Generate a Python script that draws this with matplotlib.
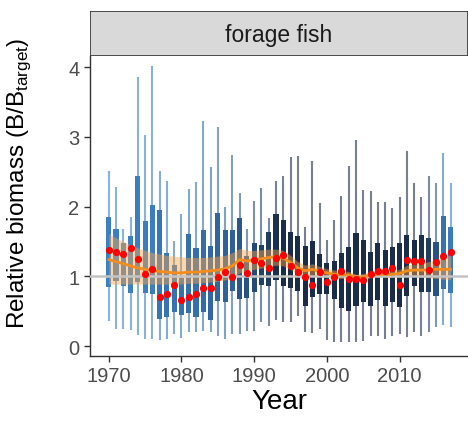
import matplotlib
matplotlib.use("Agg")
import matplotlib.pyplot as plt
from matplotlib.colors import LinearSegmentedColormap, Normalize
from matplotlib.patches import Rectangle
import numpy as np

plt.rcParams['font.family'] = ['Liberation Sans', 'DejaVu Sans']

years = np.arange(1970, 2018)

# whisker and box limits per year (relative biomass)
whisk_lo = [0.36, 0.24, 0.24, 0.23, 0.16, 0.10, 0.10, 0.09, 0.10, 0.17,
            0.12, 0.20, 0.20, 0.22, 0.20, 0.14, 0.10, 0.17, 0.17, 0.22,
            0.22, 0.34, 0.29, 0.37, 0.34, 0.34, 0.43, 0.20, 0.19, 0.24,
            0.09, 0.06, 0.06, 0.06, 0.06, 0.07, 0.14, 0.14, 0.10, 0.14,
            0.17, 0.13, 0.20, 0.14, 0.20, 0.27, 0.30, 0.27]
box_lo = [0.85, 0.93, 0.86, 0.76, 0.92, 0.76, 0.75, 0.39, 0.42, 0.49,
          0.45, 0.47, 0.42, 0.49, 0.37, 0.65, 0.63, 0.79, 0.67, 0.69,
          0.77, 0.87, 0.86, 0.95, 0.86, 0.83, 0.79, 0.57, 0.70, 0.75,
          0.75, 0.67, 0.54, 0.50, 0.57, 0.63, 0.57, 0.66, 0.57, 0.63,
          0.56, 0.72, 0.86, 0.77, 0.77, 0.72, 0.82, 0.76]
box_hi = [1.85, 1.68, 1.48, 1.58, 2.44, 1.79, 2.02, 1.95, 1.33, 1.16,
          0.97, 1.61, 1.40, 1.66, 1.43, 1.91, 1.66, 1.66, 1.83, 1.29,
          1.48, 1.45, 1.63, 1.89, 1.81, 1.63, 1.58, 1.43, 1.51, 1.32,
          1.19, 1.22, 1.33, 1.42, 1.62, 1.52, 1.35, 1.48, 1.38, 1.42,
          1.48, 1.59, 1.52, 1.59, 1.55, 1.49, 1.86, 1.71]
whisk_hi = [2.51, 2.28, 1.68, 1.85, 3.86, 3.02, 4.01, 2.51, 2.37, 1.51,
            1.89, 2.25, 2.35, 3.23, 2.57, 3.14, 1.99, 2.74, 2.19, 1.68,
            2.08, 2.27, 1.83, 2.37, 2.44, 2.71, 2.72, 1.71, 2.65, 2.05,
            1.52, 1.81, 2.15, 2.58, 2.95, 2.24, 2.22, 2.06, 2.06, 1.98,
            2.14, 2.80, 2.34, 2.14, 2.44, 2.34, 2.77, 2.34]

# observed index (red dots)
observed = [1.38, 1.35, 1.32, 1.40, 1.25, 1.03, 1.10, 0.71, 0.74, 0.87,
            0.66, 0.70, 0.74, 0.84, 0.83, 0.99, 1.06, 0.99, 1.16, 1.05,
            1.23, 1.19, 1.12, 1.26, 1.30, 1.15, 1.06, 0.99, 0.87, 1.06,
            0.92, 0.99, 1.08, 0.96, 0.96, 0.95, 1.03, 1.08, 1.08, 1.12,
            0.87, 1.23, 1.22, 1.22, 1.09, 1.20, 1.29, 1.35]

# smoothed median and its band (orange)
median = [1.24, 1.21, 1.18, 1.15, 1.12, 1.10, 1.08, 1.07, 1.06, 1.05,
          1.05, 1.06, 1.06, 1.07, 1.08, 1.09, 1.11, 1.15, 1.24, 1.22,
          1.24, 1.25, 1.27, 1.28, 1.26, 1.20, 1.12, 1.08, 1.10, 1.07,
          1.05, 1.03, 1.02, 1.02, 0.99, 0.99, 1.02, 1.03, 1.03, 1.03,
          1.04, 1.08, 1.09, 1.09, 1.09, 1.10, 1.10, 1.10]
band_lo = [0.89, 0.89, 0.89, 0.89, 0.89, 0.89, 0.89, 0.89, 0.89, 0.89,
           0.89, 0.90, 0.90, 0.91, 0.92, 0.93, 0.95, 0.98, 1.05, 1.08,
           1.10, 1.12, 1.14, 1.16, 1.15, 1.10, 1.03, 1.00, 1.02, 1.00,
           0.98, 0.97, 0.97, 0.97, 0.94, 0.95, 0.98, 0.99, 0.99, 0.99,
           0.99, 1.00, 1.00, 0.99, 0.98, 0.97, 0.96, 0.95]
band_hi = [1.61, 1.55, 1.50, 1.45, 1.41, 1.37, 1.34, 1.32, 1.30, 1.29,
           1.28, 1.27, 1.27, 1.27, 1.28, 1.29, 1.30, 1.34, 1.40, 1.37,
           1.37, 1.38, 1.39, 1.39, 1.37, 1.30, 1.21, 1.16, 1.18, 1.14,
           1.11, 1.09, 1.08, 1.07, 1.03, 1.04, 1.07, 1.08, 1.08, 1.08,
           1.10, 1.16, 1.18, 1.19, 1.21, 1.24, 1.28, 1.30]

# number of stocks contributing each year (drives box shade)
n_stocks = [4, 4, 4, 4, 5, 5, 5, 8, 8, 9,
            9, 10, 10, 11, 13, 14, 15, 16, 18, 19,
            21, 23, 24, 27, 28, 28, 28, 28, 28, 28,
            28, 28, 28, 28, 28, 28, 28, 28, 28, 28,
            28, 28, 28, 27, 24, 19, 9, 6]

cmap = LinearSegmentedColormap.from_list('stocks', ['#3c80c4', '#2d5f98', '#1b2c48'])
norm = Normalize(vmin=4, vmax=28)
colors = [cmap(norm(n)) for n in n_stocks]

fig = plt.figure(figsize=(4.68, 4.31), dpi=100)
ax = fig.add_axes([0.192, 0.172, 0.808, 0.696])

lo = np.array(box_lo)
hi = np.array(box_hi)
ax.vlines(years, whisk_lo, whisk_hi, colors=colors, linewidth=1.5, alpha=0.6, zorder=1)
ax.bar(years, hi - lo, bottom=lo, width=0.7, color=colors, linewidth=0, zorder=2)
ax.fill_between(years, band_lo, band_hi, color='#f7a54a', alpha=0.45, linewidth=0, zorder=3)
ax.axhline(1, color='#c4c4c4', linewidth=1.8, zorder=4)
ax.plot(years, median, color='#f28c1c', linewidth=2, zorder=5)
ax.plot(years, observed, 'o', color='#ff0000', markersize=5.2, markeredgewidth=0, zorder=6)

ax.set_xlim(1967.4, 2019.4)
ax.set_ylim(-0.14, 4.16)
ax.set_xticks([1970, 1980, 1990, 2000, 2010])
ax.set_yticks([0, 1, 2, 3, 4])
ax.tick_params(axis='both', labelsize=14.5, colors='#333333', labelcolor='#4d4d4d',
               length=4, width=1)
for side in ['top', 'right']:
    ax.spines[side].set_visible(False)
for side in ['left', 'bottom']:
    ax.spines[side].set_color('#333333')
    ax.spines[side].set_linewidth(1)

ax.set_xlabel('Year', fontsize=20, labelpad=2)
ax.set_ylabel(r'Relative biomass (B/B$_{\mathregular{target}}$)', fontsize=17.5)
ax.yaxis.set_label_coords(-0.15, 0.58)

# facet strip
strip = fig.add_axes([0.192, 0.868, 0.808, 0.104])
strip.add_patch(Rectangle((0, 0), 1, 1, transform=strip.transAxes,
                          facecolor='#d9d9d9', edgecolor='#333333', linewidth=1.2))
strip.set_xticks([])
strip.set_yticks([])
for s in strip.spines.values():
    s.set_visible(False)
strip.text(0.5, 0.47, 'forage fish', ha='center', va='center', fontsize=16.5, color='#1a1a1a')

fig.savefig('out.png', dpi=100)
* * * * * * *
▸ Direction: Leave out the pictures and repeat the lines from the start of the material through the line with "years = np.arange(1970, 2018)", inclusive.

▸ The output:
Generate a Python script that draws this with matplotlib.
import matplotlib
matplotlib.use("Agg")
import matplotlib.pyplot as plt
from matplotlib.colors import LinearSegmentedColormap, Normalize
from matplotlib.patches import Rectangle
import numpy as np

plt.rcParams['font.family'] = ['Liberation Sans', 'DejaVu Sans']

years = np.arange(1970, 2018)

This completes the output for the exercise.